Now, decades of volleyball tradition dictate she should simply redirect a dig to Cheng. But a haze of grey hung over this sleepy Friday afternoon, the larger beach crowds still a day away from arriving. So, uninhibited, Hughes went for ridiculous.

She squared her shoulders and simply two-hand-slapped Rice’s shot – on the first touch – to the expanse of open sand over both of their heads.

The crowd murmured. Cheng fist-pumped. Hughes raised her arms, in glee, to onlookers. Jerger stood frozen for a second, slouching her shoulders and staring in disbelief at Rice.

This was what Hughes and Cheng have wanted, since they rejoined forces for a 2024 Olympics push two years ago at a Starbucks in Long Beach. Their approach is carefully honed improvisation, free-flowing jazz, frequently abandoning the steady dig-set-spike bass line that has beaten through decades of beach volleyball. They attack from all angles and positions, this creativity built from the early days at USC, when it was still rough enough around the edges that Collier would have to tell Cheng rein it in after she’d slap a few balls out of Merle Norman Stadium’s courts and onto the bustle of Figueroa Street.

And as they head to Paris to chase a gold medal, their peers agree their offensive approach is on the very cutting-edge of beach volleyball itself.

“More and more teams are trying it,” said Megan Kraft, a fellow USC alumnus who competed against Hughes and Cheng in Huntington Beach. “Obviously, they’ve just mastered it a little quicker than others.”

“They’re definitely blazing the trail in that regard,” Rice said. “I think they’re one of the early adopters of that.”

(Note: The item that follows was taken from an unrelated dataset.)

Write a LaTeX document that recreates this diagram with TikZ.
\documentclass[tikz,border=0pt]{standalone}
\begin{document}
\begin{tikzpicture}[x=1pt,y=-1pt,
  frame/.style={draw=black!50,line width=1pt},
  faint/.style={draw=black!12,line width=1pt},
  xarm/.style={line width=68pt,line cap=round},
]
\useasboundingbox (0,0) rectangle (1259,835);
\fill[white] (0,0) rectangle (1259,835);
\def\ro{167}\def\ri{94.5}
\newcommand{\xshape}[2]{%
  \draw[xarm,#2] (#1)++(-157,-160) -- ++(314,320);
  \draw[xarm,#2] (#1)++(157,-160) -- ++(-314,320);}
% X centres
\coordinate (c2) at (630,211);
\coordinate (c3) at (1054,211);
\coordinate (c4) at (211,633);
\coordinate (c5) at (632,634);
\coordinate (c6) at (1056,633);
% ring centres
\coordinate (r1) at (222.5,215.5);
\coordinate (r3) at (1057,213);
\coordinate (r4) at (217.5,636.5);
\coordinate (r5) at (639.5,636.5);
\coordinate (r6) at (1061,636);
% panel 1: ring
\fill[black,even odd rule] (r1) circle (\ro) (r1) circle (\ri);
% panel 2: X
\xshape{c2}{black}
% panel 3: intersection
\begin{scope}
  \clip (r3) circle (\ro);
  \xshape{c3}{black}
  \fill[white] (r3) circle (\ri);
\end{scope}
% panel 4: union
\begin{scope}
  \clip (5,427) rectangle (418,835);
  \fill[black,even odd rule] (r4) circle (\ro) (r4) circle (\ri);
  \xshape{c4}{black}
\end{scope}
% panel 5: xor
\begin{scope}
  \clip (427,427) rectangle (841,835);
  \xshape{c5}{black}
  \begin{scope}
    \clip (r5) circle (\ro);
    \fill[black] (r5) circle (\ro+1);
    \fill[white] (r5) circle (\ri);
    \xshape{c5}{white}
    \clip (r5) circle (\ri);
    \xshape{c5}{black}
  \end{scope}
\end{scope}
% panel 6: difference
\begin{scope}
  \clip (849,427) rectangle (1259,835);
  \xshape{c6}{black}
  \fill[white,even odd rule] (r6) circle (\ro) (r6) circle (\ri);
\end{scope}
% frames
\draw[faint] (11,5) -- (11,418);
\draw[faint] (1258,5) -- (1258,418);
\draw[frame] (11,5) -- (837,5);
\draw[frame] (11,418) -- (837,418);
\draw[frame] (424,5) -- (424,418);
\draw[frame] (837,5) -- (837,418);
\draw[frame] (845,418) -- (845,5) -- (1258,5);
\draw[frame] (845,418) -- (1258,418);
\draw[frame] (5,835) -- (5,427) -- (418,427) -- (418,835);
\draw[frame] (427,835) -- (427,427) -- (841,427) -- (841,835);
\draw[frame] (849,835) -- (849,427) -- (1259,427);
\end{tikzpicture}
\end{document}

What Hughes and Cheng love to run on the beach, more specifically, is best called an “option offense.” It starts with Hughes, a former Mater Dei High star who grew up on the sands of Newport Beach, such a student of the game that longtime mentor Misty May-Treanor – a three-time Olympic gold medalist who first met Hughes as a kid in Newport – simply doesn’t remember her leaving. Or, honestly, remember her coming. She was always just there.

It’s most often Hughes’ responsibility, off an opponent’s attack, to dig a capable pass to Cheng. From there, the 6-foot-2 red-haired dynamo is the key, fate resting on her instincts. Sometimes, she’ll simply redirect a tip off one pass directly over the net to a dead zone. Sometimes, she’ll set to the left of the court, an approach that lets Hughes fire from a more unconventional angle as opposed to a traditional set from right of middle, giving a right-handed hitter an easier lane to wind up.

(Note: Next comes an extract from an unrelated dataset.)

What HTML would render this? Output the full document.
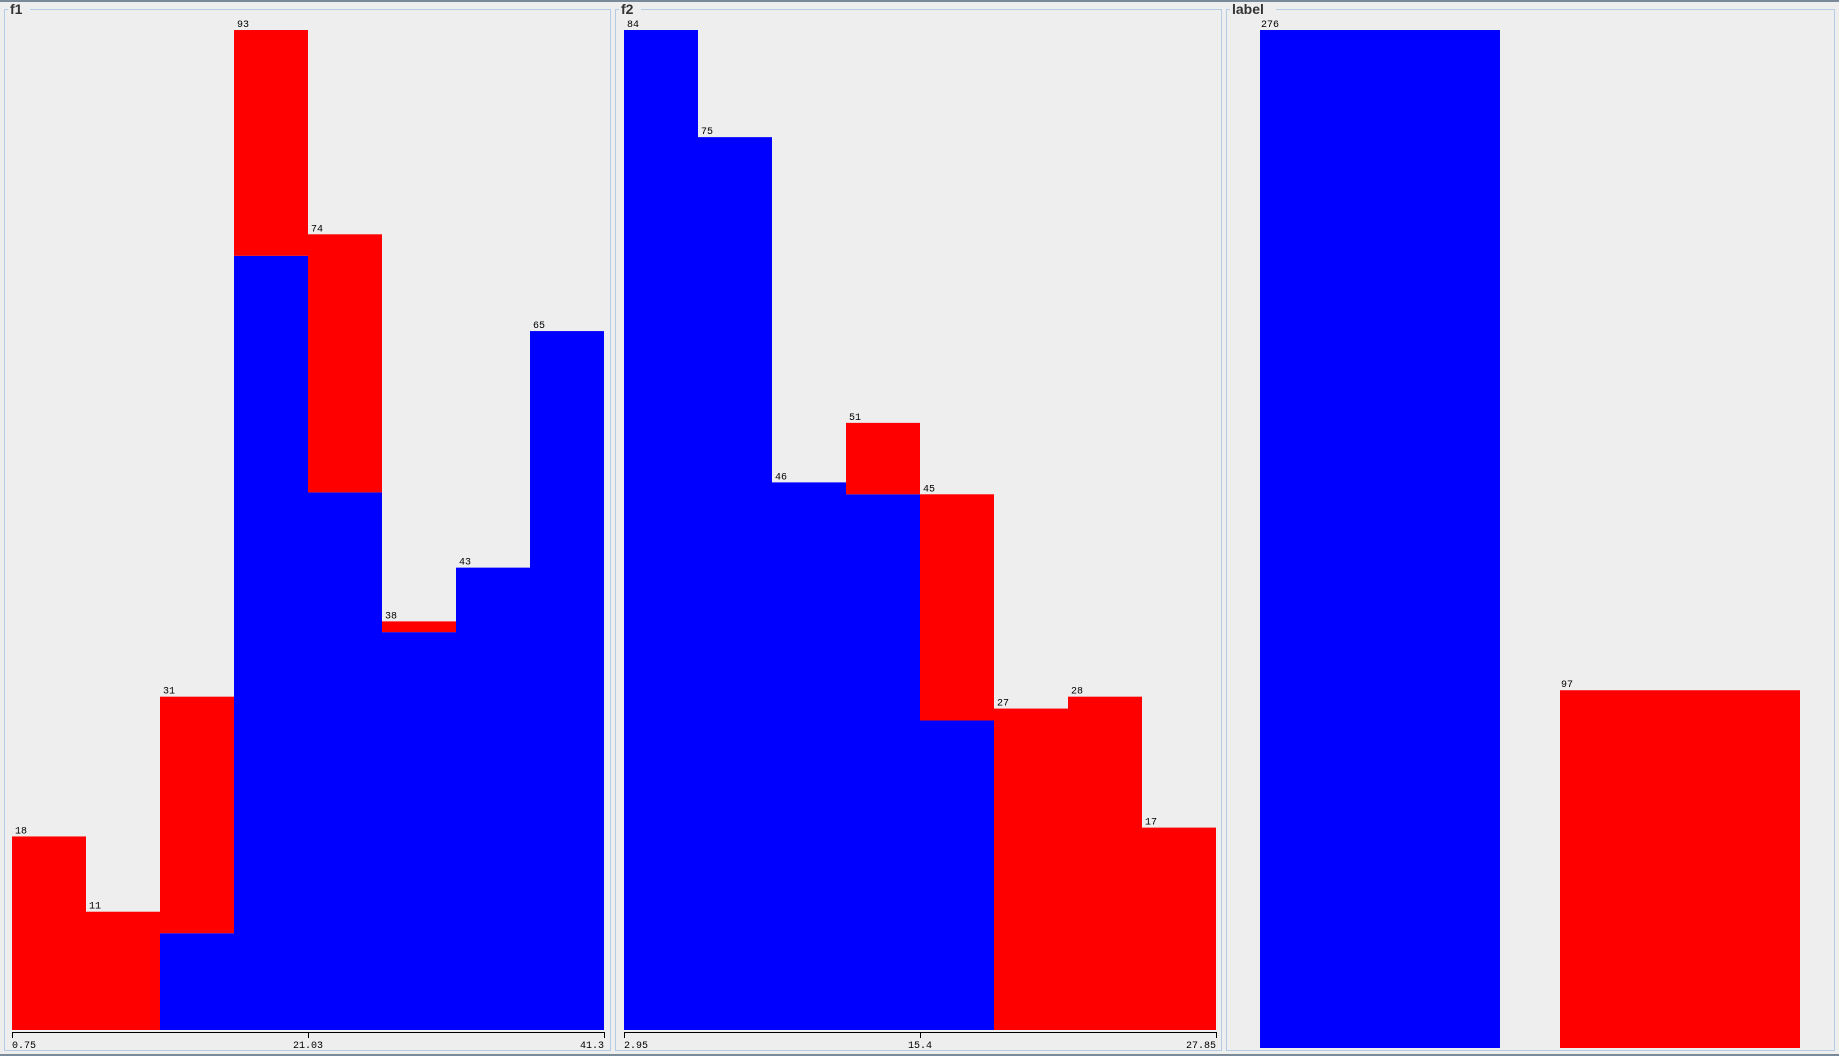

If executed properly, it leads to a flurry of one-touch tips to dead spots that becomes demoralizing, as Kraft indicated, for opposing teams.

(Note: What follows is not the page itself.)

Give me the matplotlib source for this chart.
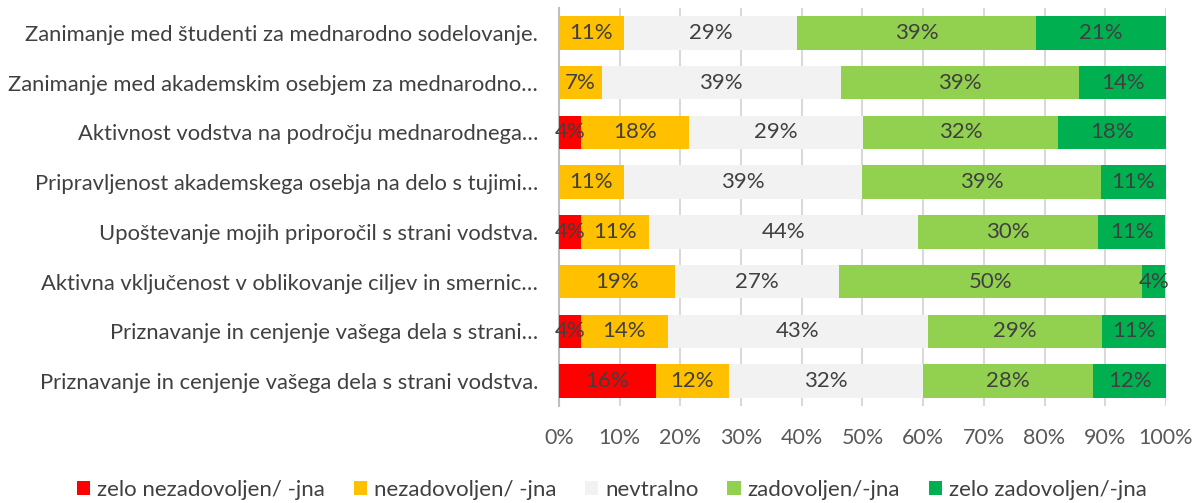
import numpy as np
import matplotlib; matplotlib.use("Agg")
import matplotlib.pyplot as plt

# ── Data (percent of respondents) ───────────────────────────────
categories = [
    "Zanimanje med študenti za mednarodno sodelovanje.",
    "Zanimanje med akademskim osebjem za mednarodno…",
    "Aktivnost vodstva na področju mednarodnega…",
    "Pripravljenost akademskega osebja na delo s tujimi…",
    "Upoštevanje mojih priporočil s strani vodstva.",
    "Aktivna vključenost v oblikovanje ciljev in smernic…",
    "Priznavanje in cenjenje vašega dela s strani…",
    "Priznavanje in cenjenje vašega dela s strani vodstva.",
]
zelo_nezad = [0.0, 0.0, 3.6, 0.0, 3.7, 0.0, 3.6, 16.0]
nezad      = [10.7, 7.1, 17.9, 10.7, 11.1, 19.2, 14.3, 12.0]
nevtralno  = [28.6, 39.3, 28.6, 39.3, 44.4, 26.9, 42.9, 32.0]
zadov      = [39.3, 39.3, 32.1, 39.3, 29.6, 50.0, 28.6, 28.0]
zelo_zadov = [21.4, 14.3, 17.9, 10.7, 11.1, 3.8, 10.7, 12.0]

series = [zelo_nezad, nezad, nevtralno, zadov, zelo_zadov]
series_names = ["zelo nezadovoljen/ -jna", "nezadovoljen/ -jna", "nevtralno",
                "zadovoljen/-jna", "zelo zadovoljen/-jna"]
colors = ["#FF0000", "#FFC000", "#F2F2F2", "#92D050", "#00B050"]
xticks = [0, 10, 20, 30, 40, 50, 60, 70, 80, 90, 100]

plt.rcParams["font.family"] = ["Lato", "DejaVu Sans"]

fig = plt.figure(figsize=(12.02, 5.03), dpi=100)
ax = fig.add_axes([0.465, 0.193, 0.505, 0.791])

y = np.arange(len(categories))
left = np.zeros(len(categories))
handles = []
for vals, name, c in zip(series, series_names, colors):
    vals = np.array(vals)
    h = ax.barh(y, vals, left=left, height=0.675, color=c, label=name, zorder=3)
    handles.append(h)
    for yi, (l, v) in enumerate(zip(left, vals)):
        if v > 0:
            ax.text(l + v / 2, yi, f"{v:.0f}%", ha="center", va="center",
                    fontsize=16, color="#404040", zorder=4)
    left += vals

ax.set_xlim(0, 100)
ax.set_ylim(len(categories) - 0.5, -0.5)
ax.set_yticks(y)
ax.set_yticklabels(categories, fontsize=15.8, color="#404040")
ax.set_xticks(xticks)
ax.set_xticklabels([f"{t}%" for t in xticks], fontsize=15.5, color="#595959")
ax.tick_params(axis="y", length=0, pad=15)
ax.tick_params(axis="x", length=0, pad=16)
ax.grid(axis="x", color="#D9D9D9", lw=1.5, zorder=0)
for s in ["top", "right", "bottom"]:
    ax.spines[s].set_visible(False)
ax.spines["left"].set_color("#BFBFBF")
ax.spines["left"].set_linewidth(1.5)

fig.legend(handles=handles, labels=series_names, loc="center",
           bbox_to_anchor=(0.509, 1 - 490 / 503), ncol=5, frameon=False, fontsize=16,
           handlelength=0.6, handleheight=0.6, handletextpad=0.3,
           columnspacing=1.3, labelcolor="#404040")

fig.savefig("out.png", dpi=100)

It’s also, among some purists, not very popular.

Cheng, who starred at Placentia’s El Dorado High, has one prior Olympic appearance under her belt, partnering with Sarah Sponcil at the Tokyo 2020 Summer Games (held in 2021). During that run, Cheng’s husband and coach Jordan recalled, the option offense was a major part of Cheng’s game, as it is now. And “everyone and their mothers,” as Jordan stressed, “hated it.” Fans. Coaches. Announcers, even. The Chengs heard it.

That’s not how you should play the game. That’s not going to work. 

It didn’t, really. Cheng and Sponcil finished a distant ninth in Tokyo. But the offense is smoother now; as Cheng said, this system “wouldn’t work” without Hughes’ passing, two friends who have long reconnected and share joy in pushing the game forward.

“Everyone at the highest level, the top 16, 25 teams in the world, if you’re doing the same routine – passing straight up, setting straight up, and hitting from the same location – teams are really able to lock in on what you’re doing and take advantage of that,” Cheng said, describing the benefits of the system heading into the Olympics.

“So I think with the unpredictability of this offense, it’s really hard for a team to get in any type of rhythm.”

It’s a wonder, really, why the two decided to split up at all after college. Collier, for one, still doesn’t quite know why. National eyes were trained on them in their years of dominance at USC, and they melded together in a pressure-cooker, ignoring Collier’s directions of no sweets before tournaments and sneaking out together for midnight ice-cream runs.

Their partnership simply wasn’t working out after college, Collier felt, once the real world hit and simple logistics – down to booking travel and securing balls – got in the way. They both needed to “grow up,” Hughes said, and learn what it meant to be a professional. A few years later, now, they’re primed for the Olympics, the third-ranked team in the world by Olympic points with the 2023 FIVB World Championships title on their résumé.

Trickery might work, in Paris, starting with their first preliminary match on Sunday. It might not. But they are innovators either way, more teams internationally on the women’s side emphasizing the option. It’s always been this way, dating to USC, their first couple years of college competition coming as the NCAA was still deciding whether to adopt the sport. And Collier, sensing their role in a moment, would place a larger weight firmly on their shoulders.

“It’s not just for USC,” Collier would tell them. “It’s not just for you. It’s for every little girl that’s looking at you from the stands.”

Years later, there will be thousands more watching in Paris, watching through television screens, watching the two play in their sandbox on the world’s largest stage.